● Your objective
Quote all lines below exactly. Images stay out.
**** Data segment
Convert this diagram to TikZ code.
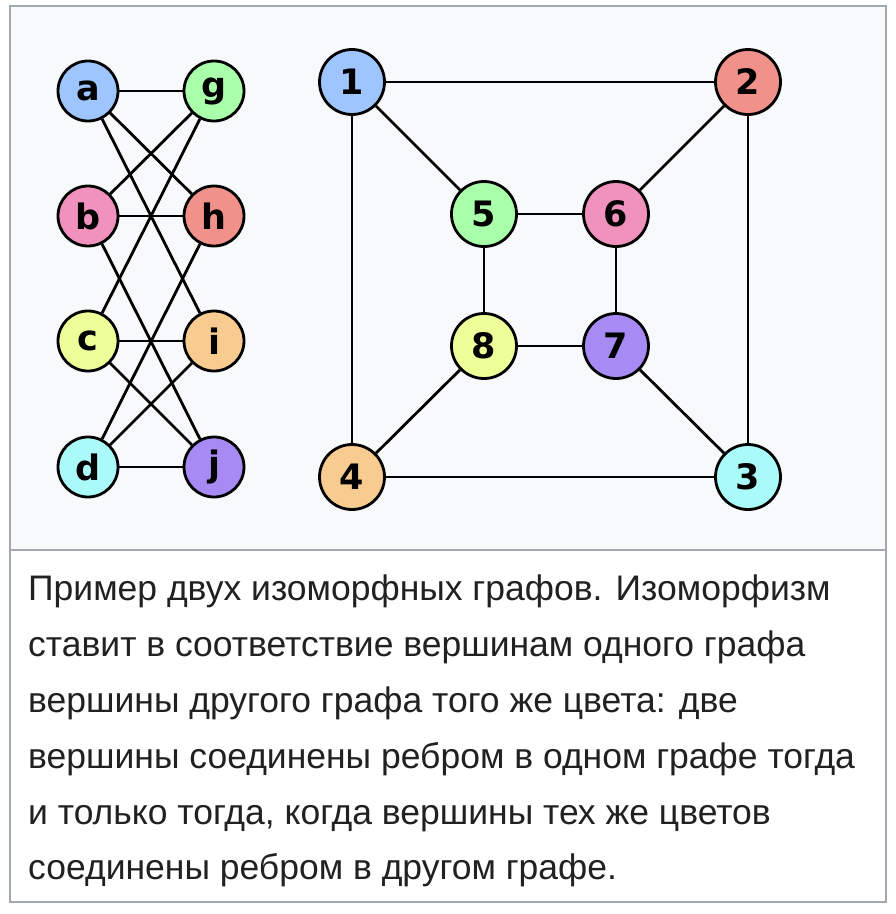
\documentclass[tikz,border=0pt]{standalone}
\usepackage{fontspec}
\setmainfont{Liberation Sans}
\newfontfamily\vertexfont{DejaVu Sans}
\usetikzlibrary{positioning}
\definecolor{panelfill}{HTML}{F8F9FA}
\definecolor{frameline}{HTML}{A2A9B1}
\definecolor{captiontext}{HTML}{202122}
\definecolor{vtxblue}{RGB}{158,197,254}
\definecolor{vtxgreen}{RGB}{170,255,170}
\definecolor{vtxpink}{RGB}{240,145,190}
\definecolor{vtxsalmon}{RGB}{240,145,138}
\definecolor{vtxyellow}{RGB}{238,255,153}
\definecolor{vtxorange}{RGB}{248,204,144}
\definecolor{vtxcyan}{RGB}{170,250,250}
\definecolor{vtxpurple}{RGB}{168,138,245}
\tikzset{
  vertex/.style={
    circle, draw=black, line width=2.8pt,
    minimum size=60pt, inner sep=0pt,
    font=\vertexfont\bfseries\fontsize{35}{35}\selectfont
  },
  bigvertex/.style={vertex, minimum size=65pt},
  edge/.style={draw=black, line width=2.8pt},
  captionbox/.style={
    inner sep=0pt, align=left, text=captiontext,
    font=\fontsize{35.5}{55.8}\selectfont
  }
}
\begin{document}
\begin{tikzpicture}[x=1pt, y=-1pt, on grid]
\useasboundingbox (0,0) rectangle (896,914);

% ---- frame: grey picture panel, white caption panel ----
\fill[panelfill] (10,6) rectangle (886,550);
\draw[frameline, line width=2pt] (10,6) rectangle (886,902);
\draw[frameline, line width=2pt] (10,550) -- (886,550);

% ---- left graph (two columns) ----
\node[vertex, fill=vtxblue] (a) at (88,91) {a};
\node[vertex, fill=vtxgreen, right=126pt of a] (g) {g};
\node[vertex, fill=vtxpink, below=125pt of a] (b) {b};
\node[vertex, fill=vtxsalmon, right=126pt of b] (h) {h};
\node[vertex, fill=vtxyellow, below=125pt of b] (c) {c};
\node[vertex, fill=vtxorange, right=126pt of c] (i) {i};
\node[vertex, fill=vtxcyan, below=126pt of c] (d) {d};
\node[vertex, fill=vtxpurple, right=126pt of d] (j) {j};

% ---- right graph (cube) ----
\node[bigvertex, fill=vtxblue] (n1) at (352,82) {1};
\node[bigvertex, fill=vtxsalmon, right=396pt of n1] (n2) {2};
\node[bigvertex, fill=vtxgreen, below right=132pt and 132pt of n1] (n5) {5};
\node[bigvertex, fill=vtxpink, right=132pt of n5] (n6) {6};
\node[bigvertex, fill=vtxyellow, below=132pt of n5] (n8) {8};
\node[bigvertex, fill=vtxpurple, right=132pt of n8] (n7) {7};
\node[bigvertex, fill=vtxorange, below=395pt of n1] (n4) {4};
\node[bigvertex, fill=vtxcyan, right=396pt of n4] (n3) {3};

% ---- edges ----
\foreach \u/\v in {a/g, a/h, a/i, b/g, b/h, b/j, c/g, c/i, c/j, d/h, d/i, d/j}
  \draw[edge] (\u) -- (\v);
\foreach \u/\v in {n1/n2, n1/n5, n1/n4, n2/n6, n2/n3, n5/n6,
                   n5/n8, n6/n7, n8/n7, n8/n4, n7/n3, n4/n3}
  \draw[edge] (\u) -- (\v);

% ---- caption ----
\node[captionbox, anchor=north west] (caption) at (28,575) {
  Пример двух изоморфных графов. Изоморфизм\\
  ставит в соответствие вершинам одного графа\\
  вершины другого графа того же цвета: две\\
  вершины соединены ребром в одном графе тогда\\
  и только тогда, когда вершины тех же цветов\\
  соединены ребром в другом графе.
};

\end{tikzpicture}
\end{document}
********
● Response below
Convert this diagram to TikZ code.
\documentclass[tikz,border=0pt]{standalone}
\usepackage{fontspec}
\setmainfont{Liberation Sans}
\newfontfamily\vertexfont{DejaVu Sans}
\usetikzlibrary{positioning}
\definecolor{panelfill}{HTML}{F8F9FA}
\definecolor{frameline}{HTML}{A2A9B1}
\definecolor{captiontext}{HTML}{202122}
\definecolor{vtxblue}{RGB}{158,197,254}
\definecolor{vtxgreen}{RGB}{170,255,170}
\definecolor{vtxpink}{RGB}{240,145,190}
\definecolor{vtxsalmon}{RGB}{240,145,138}
\definecolor{vtxyellow}{RGB}{238,255,153}
\definecolor{vtxorange}{RGB}{248,204,144}
\definecolor{vtxcyan}{RGB}{170,250,250}
\definecolor{vtxpurple}{RGB}{168,138,245}
\tikzset{
  vertex/.style={
    circle, draw=black, line width=2.8pt,
    minimum size=60pt, inner sep=0pt,
    font=\vertexfont\bfseries\fontsize{35}{35}\selectfont
  },
  bigvertex/.style={vertex, minimum size=65pt},
  edge/.style={draw=black, line width=2.8pt},
  captionbox/.style={
    inner sep=0pt, align=left, text=captiontext,
    font=\fontsize{35.5}{55.8}\selectfont
  }
}
\begin{document}
\begin{tikzpicture}[x=1pt, y=-1pt, on grid]
\useasboundingbox (0,0) rectangle (896,914);

% ---- frame: grey picture panel, white caption panel ----
\fill[panelfill] (10,6) rectangle (886,550);
\draw[frameline, line width=2pt] (10,6) rectangle (886,902);
\draw[frameline, line width=2pt] (10,550) -- (886,550);

% ---- left graph (two columns) ----
\node[vertex, fill=vtxblue] (a) at (88,91) {a};
\node[vertex, fill=vtxgreen, right=126pt of a] (g) {g};
\node[vertex, fill=vtxpink, below=125pt of a] (b) {b};
\node[vertex, fill=vtxsalmon, right=126pt of b] (h) {h};
\node[vertex, fill=vtxyellow, below=125pt of b] (c) {c};
\node[vertex, fill=vtxorange, right=126pt of c] (i) {i};
\node[vertex, fill=vtxcyan, below=126pt of c] (d) {d};
\node[vertex, fill=vtxpurple, right=126pt of d] (j) {j};

% ---- right graph (cube) ----
\node[bigvertex, fill=vtxblue] (n1) at (352,82) {1};
\node[bigvertex, fill=vtxsalmon, right=396pt of n1] (n2) {2};
\node[bigvertex, fill=vtxgreen, below right=132pt and 132pt of n1] (n5) {5};
\node[bigvertex, fill=vtxpink, right=132pt of n5] (n6) {6};
\node[bigvertex, fill=vtxyellow, below=132pt of n5] (n8) {8};
\node[bigvertex, fill=vtxpurple, right=132pt of n8] (n7) {7};
\node[bigvertex, fill=vtxorange, below=395pt of n1] (n4) {4};
\node[bigvertex, fill=vtxcyan, right=396pt of n4] (n3) {3};

% ---- edges ----
\foreach \u/\v in {a/g, a/h, a/i, b/g, b/h, b/j, c/g, c/i, c/j, d/h, d/i, d/j}
  \draw[edge] (\u) -- (\v);
\foreach \u/\v in {n1/n2, n1/n5, n1/n4, n2/n6, n2/n3, n5/n6,
                   n5/n8, n6/n7, n8/n7, n8/n4, n7/n3, n4/n3}
  \draw[edge] (\u) -- (\v);

% ---- caption ----
\node[captionbox, anchor=north west] (caption) at (28,575) {
  Пример двух изоморфных графов. Изоморфизм\\
  ставит в соответствие вершинам одного графа\\
  вершины другого графа того же цвета: две\\
  вершины соединены ребром в одном графе тогда\\
  и только тогда, когда вершины тех же цветов\\
  соединены ребром в другом графе.
};

\end{tikzpicture}
\end{document}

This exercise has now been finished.